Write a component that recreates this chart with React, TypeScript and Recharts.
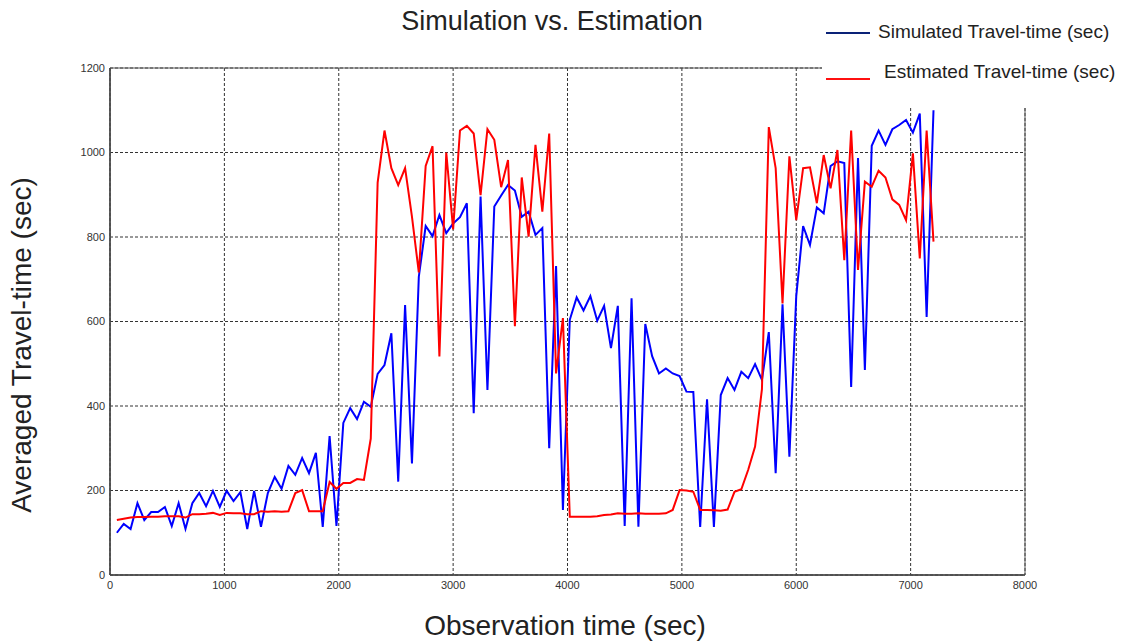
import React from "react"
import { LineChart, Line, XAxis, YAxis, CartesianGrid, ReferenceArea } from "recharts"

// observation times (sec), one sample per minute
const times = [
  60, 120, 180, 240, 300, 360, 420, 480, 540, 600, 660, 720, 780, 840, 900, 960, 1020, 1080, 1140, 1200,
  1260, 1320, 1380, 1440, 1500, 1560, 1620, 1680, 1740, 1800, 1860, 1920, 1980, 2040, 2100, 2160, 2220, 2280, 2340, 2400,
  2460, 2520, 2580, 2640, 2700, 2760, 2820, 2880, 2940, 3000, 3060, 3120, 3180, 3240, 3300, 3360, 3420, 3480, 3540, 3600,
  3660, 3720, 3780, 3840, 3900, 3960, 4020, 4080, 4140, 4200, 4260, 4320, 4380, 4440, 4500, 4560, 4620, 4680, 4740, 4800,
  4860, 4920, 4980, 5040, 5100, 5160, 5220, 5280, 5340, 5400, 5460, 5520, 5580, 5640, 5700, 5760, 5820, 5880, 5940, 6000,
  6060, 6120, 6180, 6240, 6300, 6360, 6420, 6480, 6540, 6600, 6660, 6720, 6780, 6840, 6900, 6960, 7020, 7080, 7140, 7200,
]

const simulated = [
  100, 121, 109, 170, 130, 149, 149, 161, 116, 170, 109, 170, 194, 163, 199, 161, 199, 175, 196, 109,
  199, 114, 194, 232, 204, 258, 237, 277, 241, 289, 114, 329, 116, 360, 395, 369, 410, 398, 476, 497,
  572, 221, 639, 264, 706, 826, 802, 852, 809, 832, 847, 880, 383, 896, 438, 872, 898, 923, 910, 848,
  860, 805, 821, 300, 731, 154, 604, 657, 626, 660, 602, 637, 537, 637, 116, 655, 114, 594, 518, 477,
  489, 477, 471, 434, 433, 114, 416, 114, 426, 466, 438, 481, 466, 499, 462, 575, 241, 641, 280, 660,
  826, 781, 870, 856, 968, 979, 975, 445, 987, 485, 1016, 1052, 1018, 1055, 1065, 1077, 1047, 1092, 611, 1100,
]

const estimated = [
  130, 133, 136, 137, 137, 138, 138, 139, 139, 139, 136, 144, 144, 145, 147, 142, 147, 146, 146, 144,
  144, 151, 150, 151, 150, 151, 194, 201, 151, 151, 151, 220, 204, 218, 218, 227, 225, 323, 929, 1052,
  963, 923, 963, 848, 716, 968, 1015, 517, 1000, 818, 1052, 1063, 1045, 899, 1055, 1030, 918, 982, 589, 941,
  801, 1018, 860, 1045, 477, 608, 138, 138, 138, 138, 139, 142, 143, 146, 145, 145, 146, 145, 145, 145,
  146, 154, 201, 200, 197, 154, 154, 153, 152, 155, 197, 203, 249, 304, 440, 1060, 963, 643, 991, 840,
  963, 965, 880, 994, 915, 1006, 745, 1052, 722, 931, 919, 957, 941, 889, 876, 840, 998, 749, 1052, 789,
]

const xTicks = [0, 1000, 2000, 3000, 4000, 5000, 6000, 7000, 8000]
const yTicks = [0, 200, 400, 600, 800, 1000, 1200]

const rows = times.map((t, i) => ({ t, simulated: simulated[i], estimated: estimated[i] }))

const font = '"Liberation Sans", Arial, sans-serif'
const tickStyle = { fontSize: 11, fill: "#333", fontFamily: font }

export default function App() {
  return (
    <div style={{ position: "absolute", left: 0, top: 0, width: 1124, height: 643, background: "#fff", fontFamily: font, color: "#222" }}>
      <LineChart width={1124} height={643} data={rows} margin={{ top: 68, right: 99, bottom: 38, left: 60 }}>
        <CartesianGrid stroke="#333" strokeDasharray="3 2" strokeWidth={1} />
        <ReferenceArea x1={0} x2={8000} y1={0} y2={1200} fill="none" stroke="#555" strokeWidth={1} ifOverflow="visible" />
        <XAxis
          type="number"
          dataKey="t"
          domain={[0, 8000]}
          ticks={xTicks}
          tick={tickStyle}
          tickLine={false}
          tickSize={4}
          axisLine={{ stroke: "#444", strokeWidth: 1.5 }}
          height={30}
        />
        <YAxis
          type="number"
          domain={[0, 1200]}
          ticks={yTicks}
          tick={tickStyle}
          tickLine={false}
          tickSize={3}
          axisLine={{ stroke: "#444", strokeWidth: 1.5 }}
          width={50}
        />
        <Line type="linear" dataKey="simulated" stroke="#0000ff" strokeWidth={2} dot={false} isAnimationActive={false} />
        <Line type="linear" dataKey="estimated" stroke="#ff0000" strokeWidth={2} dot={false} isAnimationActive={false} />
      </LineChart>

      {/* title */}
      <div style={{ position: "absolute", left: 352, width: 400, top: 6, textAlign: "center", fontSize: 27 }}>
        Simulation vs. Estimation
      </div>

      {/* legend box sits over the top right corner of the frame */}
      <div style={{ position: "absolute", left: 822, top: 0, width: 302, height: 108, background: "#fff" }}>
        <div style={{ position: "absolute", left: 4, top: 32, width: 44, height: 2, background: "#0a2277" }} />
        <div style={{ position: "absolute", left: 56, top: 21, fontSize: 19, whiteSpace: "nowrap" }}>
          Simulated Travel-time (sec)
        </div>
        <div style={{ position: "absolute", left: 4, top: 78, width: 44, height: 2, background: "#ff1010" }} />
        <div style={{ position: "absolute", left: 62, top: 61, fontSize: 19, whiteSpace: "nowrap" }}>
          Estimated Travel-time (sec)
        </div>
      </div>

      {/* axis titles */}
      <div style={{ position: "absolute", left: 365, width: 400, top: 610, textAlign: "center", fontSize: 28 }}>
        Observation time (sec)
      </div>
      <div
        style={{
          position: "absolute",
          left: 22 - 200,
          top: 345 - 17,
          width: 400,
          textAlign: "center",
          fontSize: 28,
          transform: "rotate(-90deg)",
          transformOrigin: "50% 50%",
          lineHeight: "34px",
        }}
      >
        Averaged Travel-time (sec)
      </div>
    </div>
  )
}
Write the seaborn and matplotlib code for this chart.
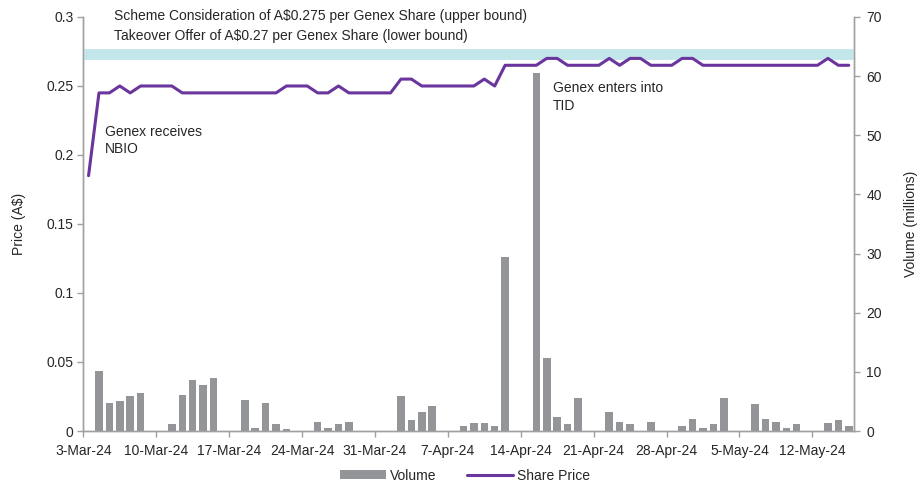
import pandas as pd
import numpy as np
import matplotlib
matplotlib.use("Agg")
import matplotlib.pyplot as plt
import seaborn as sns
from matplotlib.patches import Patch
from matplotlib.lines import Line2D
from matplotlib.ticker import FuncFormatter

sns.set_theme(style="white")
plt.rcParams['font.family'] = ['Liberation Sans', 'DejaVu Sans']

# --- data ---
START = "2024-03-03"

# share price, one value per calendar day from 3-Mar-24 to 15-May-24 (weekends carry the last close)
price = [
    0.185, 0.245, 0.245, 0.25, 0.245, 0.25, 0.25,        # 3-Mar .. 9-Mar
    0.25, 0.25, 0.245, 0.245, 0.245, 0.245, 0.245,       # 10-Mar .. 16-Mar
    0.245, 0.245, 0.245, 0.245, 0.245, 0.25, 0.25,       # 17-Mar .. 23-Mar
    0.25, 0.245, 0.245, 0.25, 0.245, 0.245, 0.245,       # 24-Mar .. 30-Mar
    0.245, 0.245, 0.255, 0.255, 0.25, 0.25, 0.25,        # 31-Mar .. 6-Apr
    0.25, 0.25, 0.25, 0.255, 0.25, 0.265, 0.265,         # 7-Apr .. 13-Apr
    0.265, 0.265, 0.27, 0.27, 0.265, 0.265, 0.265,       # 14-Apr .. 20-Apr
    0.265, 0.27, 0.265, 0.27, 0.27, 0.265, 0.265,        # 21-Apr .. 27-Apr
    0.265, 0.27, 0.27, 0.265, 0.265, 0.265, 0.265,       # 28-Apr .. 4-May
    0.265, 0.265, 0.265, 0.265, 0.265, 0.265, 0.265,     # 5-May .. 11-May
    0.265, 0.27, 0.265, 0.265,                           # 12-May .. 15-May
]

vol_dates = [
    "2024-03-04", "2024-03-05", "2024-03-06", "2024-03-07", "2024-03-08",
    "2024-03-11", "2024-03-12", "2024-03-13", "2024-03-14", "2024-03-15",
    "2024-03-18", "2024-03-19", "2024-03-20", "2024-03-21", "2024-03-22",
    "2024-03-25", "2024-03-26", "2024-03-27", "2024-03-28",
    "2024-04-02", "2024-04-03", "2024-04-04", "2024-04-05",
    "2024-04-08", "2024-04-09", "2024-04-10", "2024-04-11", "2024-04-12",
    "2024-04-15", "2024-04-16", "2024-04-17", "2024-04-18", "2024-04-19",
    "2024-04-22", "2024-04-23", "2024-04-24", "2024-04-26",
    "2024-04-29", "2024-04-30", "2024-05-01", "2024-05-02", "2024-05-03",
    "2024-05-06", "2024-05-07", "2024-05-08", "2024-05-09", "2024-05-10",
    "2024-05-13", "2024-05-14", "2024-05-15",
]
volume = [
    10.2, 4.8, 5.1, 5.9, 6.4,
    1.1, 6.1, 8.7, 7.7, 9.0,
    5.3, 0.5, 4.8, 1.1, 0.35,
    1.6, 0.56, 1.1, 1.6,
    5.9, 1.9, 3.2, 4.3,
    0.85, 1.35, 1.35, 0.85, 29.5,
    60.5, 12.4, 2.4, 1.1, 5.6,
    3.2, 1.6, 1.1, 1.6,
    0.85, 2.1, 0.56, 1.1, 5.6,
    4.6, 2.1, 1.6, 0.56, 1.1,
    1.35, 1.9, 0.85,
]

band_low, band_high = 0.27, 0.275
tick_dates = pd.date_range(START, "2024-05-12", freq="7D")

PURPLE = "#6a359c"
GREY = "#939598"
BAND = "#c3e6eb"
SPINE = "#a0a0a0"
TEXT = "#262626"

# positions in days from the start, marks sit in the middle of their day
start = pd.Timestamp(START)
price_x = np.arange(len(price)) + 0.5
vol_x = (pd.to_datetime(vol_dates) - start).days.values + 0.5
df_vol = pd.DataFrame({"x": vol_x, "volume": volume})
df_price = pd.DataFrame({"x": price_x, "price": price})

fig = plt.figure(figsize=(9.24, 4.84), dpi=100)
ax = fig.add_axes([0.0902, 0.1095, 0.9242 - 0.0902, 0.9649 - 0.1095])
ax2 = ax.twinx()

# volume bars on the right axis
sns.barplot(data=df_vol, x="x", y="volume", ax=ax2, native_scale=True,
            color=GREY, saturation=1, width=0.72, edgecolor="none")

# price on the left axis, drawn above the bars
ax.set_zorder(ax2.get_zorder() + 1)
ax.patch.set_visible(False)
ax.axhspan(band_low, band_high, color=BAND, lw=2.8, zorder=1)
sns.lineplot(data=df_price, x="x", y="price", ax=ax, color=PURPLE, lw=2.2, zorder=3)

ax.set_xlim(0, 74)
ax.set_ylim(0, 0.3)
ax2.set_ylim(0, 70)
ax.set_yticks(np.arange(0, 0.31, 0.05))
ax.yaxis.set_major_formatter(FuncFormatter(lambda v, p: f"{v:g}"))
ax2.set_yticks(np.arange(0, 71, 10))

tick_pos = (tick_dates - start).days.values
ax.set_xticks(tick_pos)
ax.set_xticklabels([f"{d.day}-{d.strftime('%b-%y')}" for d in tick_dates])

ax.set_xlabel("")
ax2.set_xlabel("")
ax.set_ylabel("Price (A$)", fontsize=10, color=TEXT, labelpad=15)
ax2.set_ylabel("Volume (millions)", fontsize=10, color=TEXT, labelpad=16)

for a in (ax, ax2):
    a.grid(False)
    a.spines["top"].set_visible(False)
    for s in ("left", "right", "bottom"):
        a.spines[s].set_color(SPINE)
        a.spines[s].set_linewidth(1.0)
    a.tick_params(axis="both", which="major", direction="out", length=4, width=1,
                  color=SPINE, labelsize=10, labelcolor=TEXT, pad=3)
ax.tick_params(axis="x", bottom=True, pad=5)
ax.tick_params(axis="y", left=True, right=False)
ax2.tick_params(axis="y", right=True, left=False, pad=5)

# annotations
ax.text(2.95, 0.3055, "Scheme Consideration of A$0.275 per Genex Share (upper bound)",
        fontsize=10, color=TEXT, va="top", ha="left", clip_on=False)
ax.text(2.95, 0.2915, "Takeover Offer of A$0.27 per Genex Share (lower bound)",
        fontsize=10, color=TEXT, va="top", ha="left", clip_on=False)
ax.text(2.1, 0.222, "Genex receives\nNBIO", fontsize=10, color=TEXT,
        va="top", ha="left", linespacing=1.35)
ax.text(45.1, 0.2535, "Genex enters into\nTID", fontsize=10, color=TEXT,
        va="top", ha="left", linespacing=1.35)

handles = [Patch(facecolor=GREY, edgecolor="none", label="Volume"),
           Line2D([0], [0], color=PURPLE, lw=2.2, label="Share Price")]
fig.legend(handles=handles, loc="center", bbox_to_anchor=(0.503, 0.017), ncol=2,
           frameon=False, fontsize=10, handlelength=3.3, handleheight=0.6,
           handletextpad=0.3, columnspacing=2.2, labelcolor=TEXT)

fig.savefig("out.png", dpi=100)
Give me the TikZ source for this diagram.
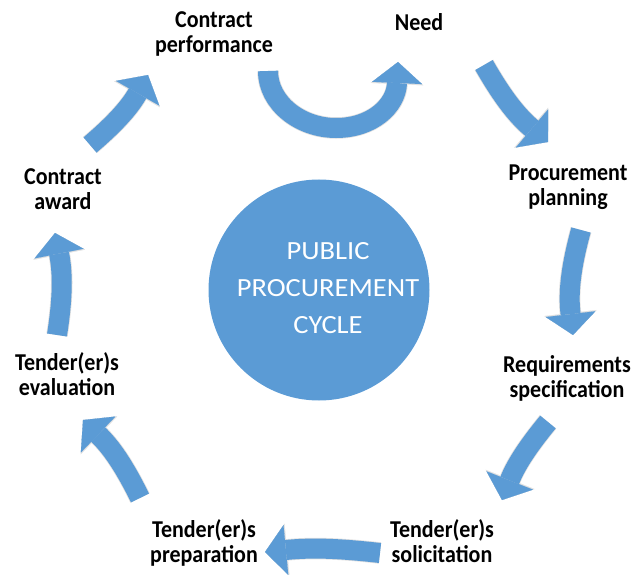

=======

### [EXERCISE INSTRUCTIONS]
Please give again the entries word for word, starting at the first line and ending with the line that contains "YAxis, CartesianGrid, ReferenceArea"; include both of those lines but none of the pictures.

### [OUTPUT OF THE TASK]
Write a component that recreates this chart with React, TypeScript and Recharts.
import React from "react"
import { LineChart, Line, XAxis, YAxis, CartesianGrid, ReferenceArea } from "recharts"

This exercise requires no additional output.